• _Stated exercise_
Every line of the listing must be reproduced as it stands. Leave the images behind.

======== Recorded information ========

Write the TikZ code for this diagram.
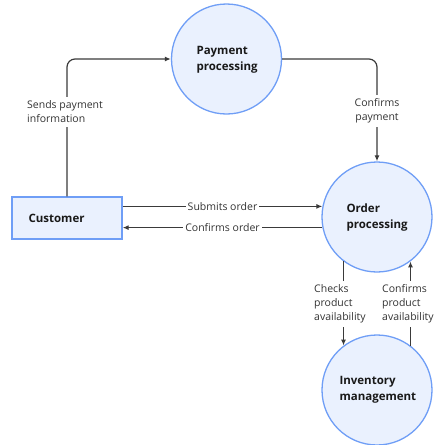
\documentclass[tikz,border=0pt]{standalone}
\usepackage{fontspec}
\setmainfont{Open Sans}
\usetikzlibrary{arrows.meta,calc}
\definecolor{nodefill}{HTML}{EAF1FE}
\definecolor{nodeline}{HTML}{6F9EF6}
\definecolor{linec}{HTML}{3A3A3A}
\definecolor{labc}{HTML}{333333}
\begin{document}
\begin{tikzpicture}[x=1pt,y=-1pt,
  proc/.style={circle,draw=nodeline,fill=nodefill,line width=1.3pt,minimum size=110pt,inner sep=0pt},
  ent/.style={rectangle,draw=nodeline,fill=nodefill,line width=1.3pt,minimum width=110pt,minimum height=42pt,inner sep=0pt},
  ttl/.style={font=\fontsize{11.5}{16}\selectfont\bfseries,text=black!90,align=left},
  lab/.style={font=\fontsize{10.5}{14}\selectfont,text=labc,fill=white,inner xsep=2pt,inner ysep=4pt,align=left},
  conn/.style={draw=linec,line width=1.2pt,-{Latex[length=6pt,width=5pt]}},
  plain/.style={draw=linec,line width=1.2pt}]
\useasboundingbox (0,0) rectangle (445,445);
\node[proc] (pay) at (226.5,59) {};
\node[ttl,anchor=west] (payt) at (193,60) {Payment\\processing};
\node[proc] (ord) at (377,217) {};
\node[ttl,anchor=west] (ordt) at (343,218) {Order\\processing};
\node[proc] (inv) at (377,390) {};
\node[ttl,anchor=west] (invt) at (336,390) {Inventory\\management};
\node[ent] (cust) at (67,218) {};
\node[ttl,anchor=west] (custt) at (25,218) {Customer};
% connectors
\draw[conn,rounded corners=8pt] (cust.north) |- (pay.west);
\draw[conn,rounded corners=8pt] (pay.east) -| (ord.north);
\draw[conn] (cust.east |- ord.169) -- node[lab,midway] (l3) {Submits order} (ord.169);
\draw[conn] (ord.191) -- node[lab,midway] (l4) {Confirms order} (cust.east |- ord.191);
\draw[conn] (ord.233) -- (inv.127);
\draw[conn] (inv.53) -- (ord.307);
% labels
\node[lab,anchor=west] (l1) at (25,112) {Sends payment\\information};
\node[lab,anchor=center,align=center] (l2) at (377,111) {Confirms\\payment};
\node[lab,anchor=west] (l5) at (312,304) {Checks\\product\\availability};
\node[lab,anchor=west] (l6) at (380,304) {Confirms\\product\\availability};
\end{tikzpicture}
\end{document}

========

• _Complete output_
Write the TikZ code for this diagram.
\documentclass[tikz,border=0pt]{standalone}
\usepackage{fontspec}
\setmainfont{Open Sans}
\usetikzlibrary{arrows.meta,calc}
\definecolor{nodefill}{HTML}{EAF1FE}
\definecolor{nodeline}{HTML}{6F9EF6}
\definecolor{linec}{HTML}{3A3A3A}
\definecolor{labc}{HTML}{333333}
\begin{document}
\begin{tikzpicture}[x=1pt,y=-1pt,
  proc/.style={circle,draw=nodeline,fill=nodefill,line width=1.3pt,minimum size=110pt,inner sep=0pt},
  ent/.style={rectangle,draw=nodeline,fill=nodefill,line width=1.3pt,minimum width=110pt,minimum height=42pt,inner sep=0pt},
  ttl/.style={font=\fontsize{11.5}{16}\selectfont\bfseries,text=black!90,align=left},
  lab/.style={font=\fontsize{10.5}{14}\selectfont,text=labc,fill=white,inner xsep=2pt,inner ysep=4pt,align=left},
  conn/.style={draw=linec,line width=1.2pt,-{Latex[length=6pt,width=5pt]}},
  plain/.style={draw=linec,line width=1.2pt}]
\useasboundingbox (0,0) rectangle (445,445);
\node[proc] (pay) at (226.5,59) {};
\node[ttl,anchor=west] (payt) at (193,60) {Payment\\processing};
\node[proc] (ord) at (377,217) {};
\node[ttl,anchor=west] (ordt) at (343,218) {Order\\processing};
\node[proc] (inv) at (377,390) {};
\node[ttl,anchor=west] (invt) at (336,390) {Inventory\\management};
\node[ent] (cust) at (67,218) {};
\node[ttl,anchor=west] (custt) at (25,218) {Customer};
% connectors
\draw[conn,rounded corners=8pt] (cust.north) |- (pay.west);
\draw[conn,rounded corners=8pt] (pay.east) -| (ord.north);
\draw[conn] (cust.east |- ord.169) -- node[lab,midway] (l3) {Submits order} (ord.169);
\draw[conn] (ord.191) -- node[lab,midway] (l4) {Confirms order} (cust.east |- ord.191);
\draw[conn] (ord.233) -- (inv.127);
\draw[conn] (inv.53) -- (ord.307);
% labels
\node[lab,anchor=west] (l1) at (25,112) {Sends payment\\information};
\node[lab,anchor=center,align=center] (l2) at (377,111) {Confirms\\payment};
\node[lab,anchor=west] (l5) at (312,304) {Checks\\product\\availability};
\node[lab,anchor=west] (l6) at (380,304) {Confirms\\product\\availability};
\end{tikzpicture}
\end{document}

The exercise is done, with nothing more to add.